Zum anderen gibt es auch jede Menge wilder Mädchen, aber sie werden aufgrund der immer noch geschlechtsspezifischen Prägung des Elternhauses, der Gesellschaft insgesamt, inklusive der Medien, auf ruhig sitzen, hübsch aussehen und Perfektionismus dressiert. Außerdem nutzt den Mädchen ihre durchschnittlich bessere Schulbildung doch wenig, weil sie später im Arbeitsleben trotzdem die schlechteren Chancen haben. Die unerzogenen Jungen von damals mit den schlechteren Noten ziehen an ihnen vorbei und besetzen die Posten.
"[Jugendhilfe soll] 1. junge Menschen in ihrer individuellen und sozialen Entwicklung fördern und dazu beitragen, Benachteiligung zu vermeiden oder abzubauen, 2. Eltern und andere Erziehungsberechtigte bei der Erziehung beraten und unterstützen, 3. Kinder und Jugendliche vor Gefahren für ihr Wohl schützen, 4. dazu beitragen, positive Lebensbedingungen für junge Menschen und ihre Familien sowie eine kinder- und familienfreundliche Umwelt zu erhalten oder zu schaffen."
Um dieses Gesetz wirklich zu erfüllen, müssen Erzieherinnen anständiger bezahlt werden und bessere Arbeitsbedingungen haben.
Sie müssen auch endlich wieder mehr Zeit für Elterngespräche und für mehr Fortbildung haben. Allein schon mehr Entgelt würde den Männermangel in den pädagogischen Berufen bald beheben.

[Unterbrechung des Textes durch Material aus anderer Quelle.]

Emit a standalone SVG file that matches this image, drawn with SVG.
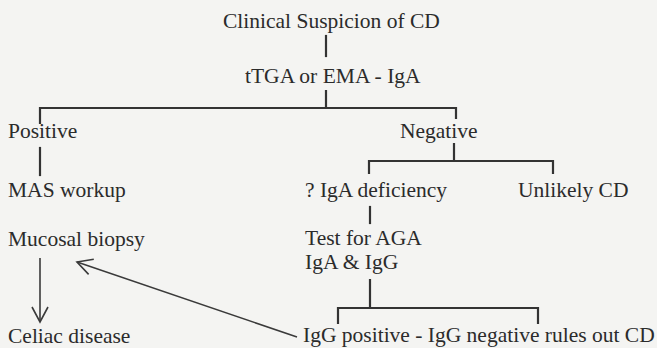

Teilzeit ist vom Grundsatz her übrigens kein Problem für viele Männer, denn zum Glück wandelt sich langsam das Bild, dass nur 60 Arbeitsstunden die Woche aus dem Manne einen ganzen Kerl machen. Viele Männer, vor allem Väter, würden gern Teilzeit arbeiten, wenn sie vernünftig bezahlt würde. Dies wäre unter anderem der Fall, wenn es eine Arbeitszeitverkürzung bei vollem Lohnausgleich gäbe. Denken Sie weiter, sehr geehrte Abgeordnete von CDU und GAL, und denken Sie konsequent die Lösungen zu Ende. Der Antrag, den Sie heute zur Abstimmung stellen, bleibt auf halbem Weg
Mehr Männer in Bildungsberufe: Sie haben die LINKE in dieser Frage ganz an Ihrer Seite, aber der Senat sollte sich, statt Ihrer windelweichen Antragsformulierung zu folgen, doch lieber dafür einsetzen, dass die Tarifverhandlungen bei den Erzieherinnen mit höheren Abschlüssen erfolgen, dass das Kita-Gutscheinsystem den Trägern eine vernünftige Personalkostenkalkulation ermöglicht und die Bewilligung der Gutscheine langfristiger erfolgt, sodass die Träger der Kitas ihre Beschäftigten nicht mehr zunehmend nur befristet einstellen müssen.